Akan tetapi, gelembung pribadi ini bukan hanya fitur netral dari teknologi. Meminjam pemikiran Ulises A, Mejias dan Nick Couldry, situasi ini adalah titik akhir dari sebuah sistem "kolonialisme data"-ekstraksi perhatian dan pengalaman manusia yang sangat besar dan tidak merata untuk mendapatkan keuntungan dan kontrol sosial. Di titk inilah fragmentasi hidup berdasarkan parameter-parameter tertentu dibuat untuk mengendalikan kita. Sebuah sistem di mana realitas hidup kita secara diam-diam dibentuk oleh otoritas yang kuat dan tak terlihat.

Di tengah lanskap realitas yang terfragmentasi dan arus informasi yang terkontrol ini, di manakah posisi seorang perupa? Mungkin sama seperti warga yang mengibarkan bendera bajak laut perupa dapat menjadi bajak laut, menavigasi dunia dimana setiap simbol bisa punya makna yang sangat kuat dan setiap gambar dapat dibaca secara politis. Di titik ini, perupa dihadapkan pada sebuah pilihan mendasar: mengikuti arus populer dan menciptakan karya yang memperkuat sistem algoritma yang mulus dan dapat diprediksi, atau memilih jalur non-populer, menjadi sebuah glitch-sebuah gangguan yang mungkin dapat menggoyang otoritas yang berjalan secara tersembunyi.

Strategi pertama adalah strategi penyelarasan, perupa yang mengikuti arus populer akan menciptakan karya yang berkembang dalam parameter platform digital, ataupun memilih medium dan subyek yang populer. Karya tersebut seringkali langsung terlihat, mudah dipahami, dan terstruktur untuk didistribusikan di sosial media secara maksimal. Strategi kedua- strategi melawan arus. Melawan di sini dapat diartikan sebagai pilihan artistik yang menjauhi teknik, medium, atau subjek yang populer. Tentu ada risiko ketika memilih pendekatan semacam ini, sebab karyanya mungkin tidak dapat dipahami secara mudah. Kendati demikian, kedua strategi pembacaan ini tidak serta-merta memberikan jawaban kepada kita. Alih-alih, kedua strategi ini mendorong kita untuk merenung sejenak, mengundang untuk mempertimbangkan perbedaan antara apa yang kita lihat dan apa yang sebenarnya ada di sana.

Dengan menjembatani dunia "populer" dan "tidak populer', para perupa dalam pameran ini menyusun ulang hal-hal yang menurut mereka penting untuk diutarakan; penting untuk disuarakan ke luar dari gelembung masing-masing. Karya-karya yang ditawarkan dalam pameran ini tidak menawarkan satu kebenaran alternatif. Sebaliknya, mereka menumbuhkan disposisi kesadaran kritis, mendorong kita untuk secara aktif mempertanyakan, mencari kompleksitas, dan menjadi individu yang lebh sadar akan realitas kita sendiri.

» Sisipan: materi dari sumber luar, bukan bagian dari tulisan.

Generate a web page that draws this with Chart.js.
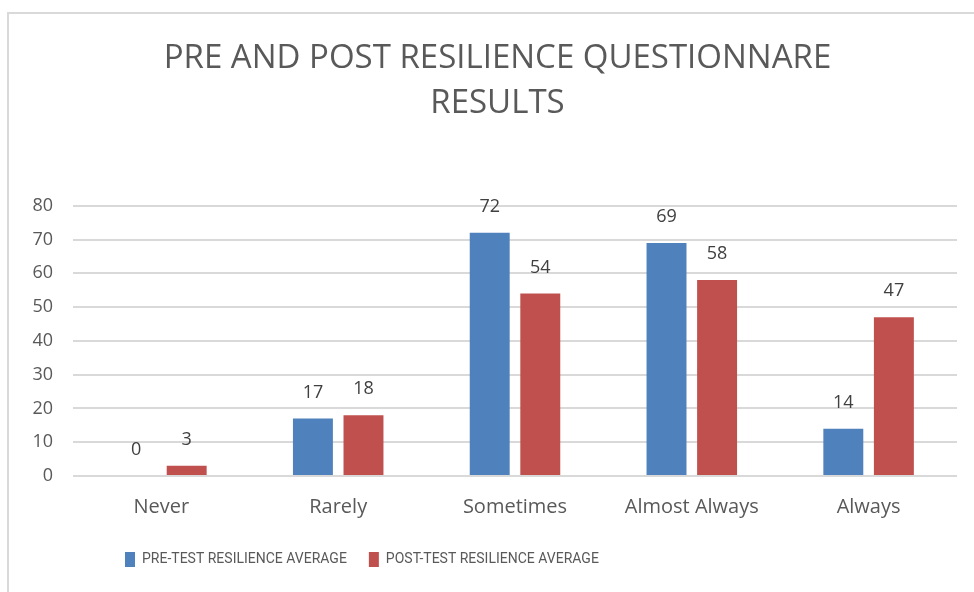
<!DOCTYPE html>
<html>
<head>
<meta charset="utf-8">
<script src="https://cdn.jsdelivr.net/npm/chart.js@4.4.0/dist/chart.umd.min.js"></script>
<style>
  html, body { margin: 0; background: #fff; overflow: hidden; }
  #frame { position: absolute; left: 7px; top: 12px; width: 990px; height: 600px; border: 2px solid #d9d9d9; }
  #wrap { position: absolute; left: 0; top: 0; width: 974px; height: 592px; }
</style>
</head>
<body>
<div id="frame"></div>
<div id="wrap"><canvas id="resilienceChart" width="974" height="592"></canvas></div>
<script>
let categories = ['Never', 'Rarely', 'Sometimes', 'Almost Always', 'Always'];
let preTest = [0, 17, 72, 69, 14];
let postTest = [3, 18, 54, 58, 47];
let yTicks = [0, 10, 20, 30, 40, 50, 60, 70, 80];

// draws the value above each bar, like excel data labels
let valueLabels = {
    id: 'valueLabels',
    afterDatasetsDraw(chart) {
        let c = chart.ctx;
        c.save();
        c.fillStyle = '#404040';
        c.font = '18px "Open Sans"';
        c.textAlign = 'center';
        c.textBaseline = 'middle';
        chart.data.datasets.forEach((ds, i) => {
            chart.getDatasetMeta(i).data.forEach((bar, j) => {
                c.fillText(ds.data[j], bar.x, bar.y - 26);
            });
        });
        c.restore();
    }
};

// the original chart was a bit wider than the crop: nudge title right, legend sits left
let boxShift = {
    id: 'boxShift',
    afterLayout(chart) {
        chart.titleBlock.left += 9;
        chart.titleBlock.right += 9;
        chart.legend.left = 103;
    }
};

let ctx = document.getElementById('resilienceChart').getContext('2d');
let resilienceChart = new Chart(ctx, {
    type: 'bar',
    data: {
        labels: categories,
        datasets: [{
            label: 'PRE-TEST RESILIENCE AVERAGE',
            data: preTest,
            backgroundColor: '#4f81bd',
            borderWidth: 0
        }, {
            label: 'POST-TEST RESILIENCE AVERAGE',
            data: postTest,
            backgroundColor: '#c0504d',
            borderWidth: 0
        }]
    },
    options: {
        responsive: false,
        animation: false,
        categoryPercentage: 0.572,
        barPercentage: 0.79,
        layout: {
            padding: { left: 20, right: 17, top: 36, bottom: 15 }
        },
        plugins: {
            title: {
                display: true,
                text: ['PRE AND POST RESILIENCE QUESTIONNARE', 'RESULTS'],
                color: '#595959',
                font: { family: 'Open Sans', size: 33, weight: 'normal', lineHeight: 1.36 },
                padding: { top: 0, bottom: 80 }
            },
            legend: {
                position: 'bottom',
                align: 'start',
                labels: {
                    color: '#595959',
                    font: { family: 'Roboto', size: 14 },
                    boxWidth: 10,
                    boxHeight: 15,
                    padding: 22
                }
            },
            tooltip: { enabled: false }
        },
        scales: {
            y: {
                min: 0,
                max: 80,
                afterBuildTicks: (scale) => {
                    scale.ticks = yTicks.map(v => ({ value: v }));
                },
                afterFit: (scale) => {
                    scale.width = 53;
                },
                border: { display: false },
                grid: { color: '#d9d9d9', lineWidth: 2, drawTicks: false },
                ticks: {
                    color: '#595959',
                    font: { family: 'Open Sans', size: 18 },
                    padding: 20
                }
            },
            x: {
                border: { display: false },
                grid: { display: false },
                ticks: {
                    color: '#595959',
                    font: { family: 'Open Sans', size: 20 },
                    padding: 11
                }
            }
        }
    },
    plugins: [valueLabels, boxShift]
});
</script>
</body>
</html>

Perlawanan simbolis dari bendera One Piece beberapa waktu lalu adalah letusan spontan dari dorongan serupa. Di sini, para perupa menyalurkannya dengan maksud yang terfokus. Mereka menyediakan ruang sebagai bentuk pencarian berkelanjutan yang mungkin sulit ditemukan dalam arus kehidupan digital kita yang bergerak cepat "Fragmentasi Popular-Unpopular," dengan demikian, lebih dari sekadar pameran yang harus dilihat, pameran ini merupakan undangan untuk mengambil perspektif yang berbeda. Saat kita menjelajahi ruang pameran ini, kita dapat mempertimbangkan serangkaian pertanyaan penting : Fragmen-fragmen apa saja yang membentuk realitas kita sendiri? Bagian mana yang "populer", yang diberikan kepada kita oleh logika yang tidak terlihat, dan bagian mana yang "tidak populer" yang kita cari sendiri? Dan apa peran perupa dalam lanskap ini- apakah mereka hanya merefleksikan dunia kita yang terpecah-pecah, atau apakah mereka menawarkan alat untuk menyatukannya kembali? Pameran ini berlangsung pada tanggal 14 - 27 Agustus 2025 di TIM.

Saya menghadiri pameran pada tanggal 15 Agustus 2025.